Former Texas A&M University, College Station, material scientist Zhengdong Cheng pleaded guilty today to two federal charges of making false statements to NASA that hid his ties to two Chinese universities. Cheng also agreed to repay NASA $86,876, funds awarded for a microgravity experiment to be conducted on the International Space Station.

Despite his conviction, Cheng’s plea represents the latest case to crumble under the Department of Justice’s (DOJ’s) China Initiative, a controversial law enforcement campaign that has prosecuted two dozen U.S. academic scientists, predominantly of Chinese ancestry. Many were initially charged with trying to defraud the government, often accompanied by statements from DOJ officials that implied they had shared research results that would benefit China and threaten U.S. national security. Some scientists pleaded guilty and went to prison. But in most cases the government either abandoned the most serious charges, failed to convince a jury the defendants were guilty, or had convictions later overturned by the federal judge.

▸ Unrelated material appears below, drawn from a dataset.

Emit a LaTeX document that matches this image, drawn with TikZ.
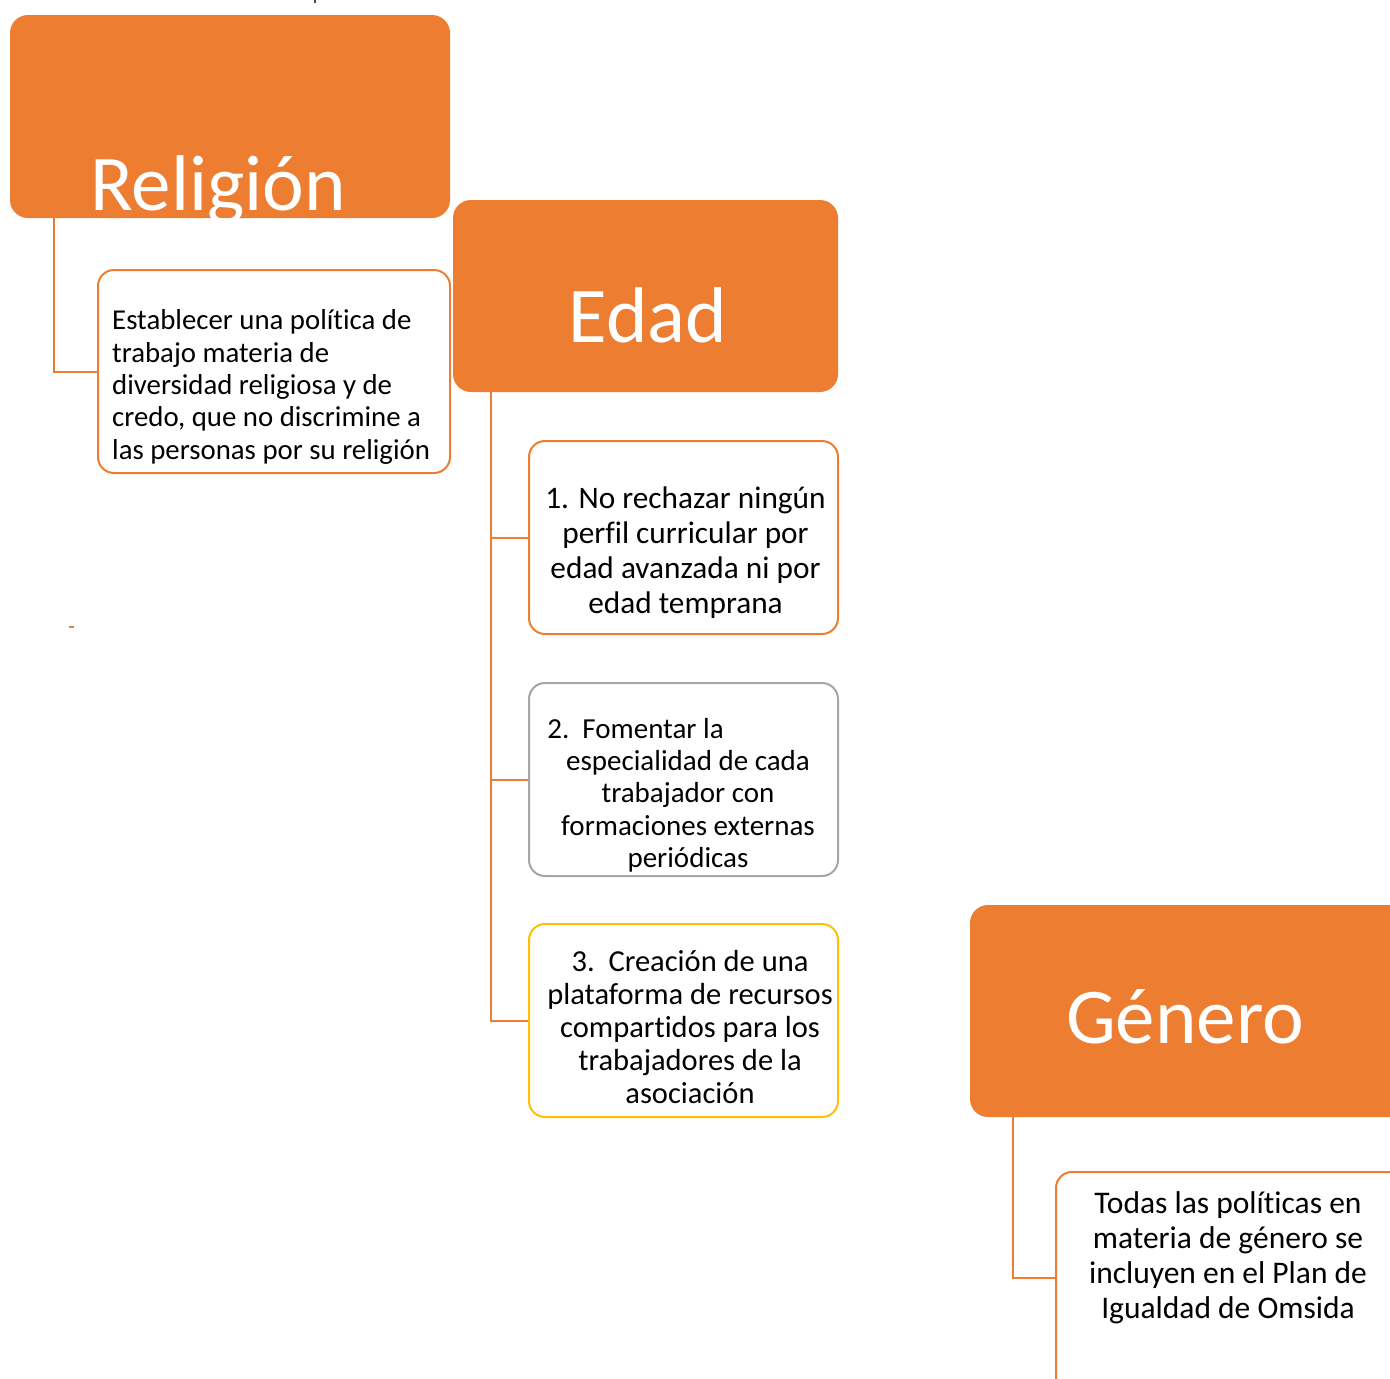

In Cheng’s case, the government initially charged him with nine counts of defrauding the government as well as making false statements. But at today’s hearing, before the U.S. District Court for the Southern District of Texas, in Houston, U.S. Attorney Jennifer Lowery announced the government had agreed to accept Cheng’s plea on the two counts of making false statements. The two sides also agreed on a sentence of time served, referring to the 13 months that Cheng spent in prison after his arrest in August 2020.

At issue was a 2010 clause attached to NASA’s annual spending bill that banned the agency from funding any research involving Chinese entities. NASA interpreted that clause, written by former Representative Frank Wolf (R–VA) as a way to punish China for its treatment of ethnic and religious minorities, as applying to Chinese universities as well as to companies and government agencies.

Cheng admitted today he had failed to disclose his work for two Chinese universities—Guangdong University of Technology and Southern University of Science and Technology—when applying for and working on the NASA grant before and after it was awarded in 2013. He agreed to repay the agency, and to pay a $20,000 fine.

Cheng joined the Texas A&M faculty in 2004 and was terminated in December 2020.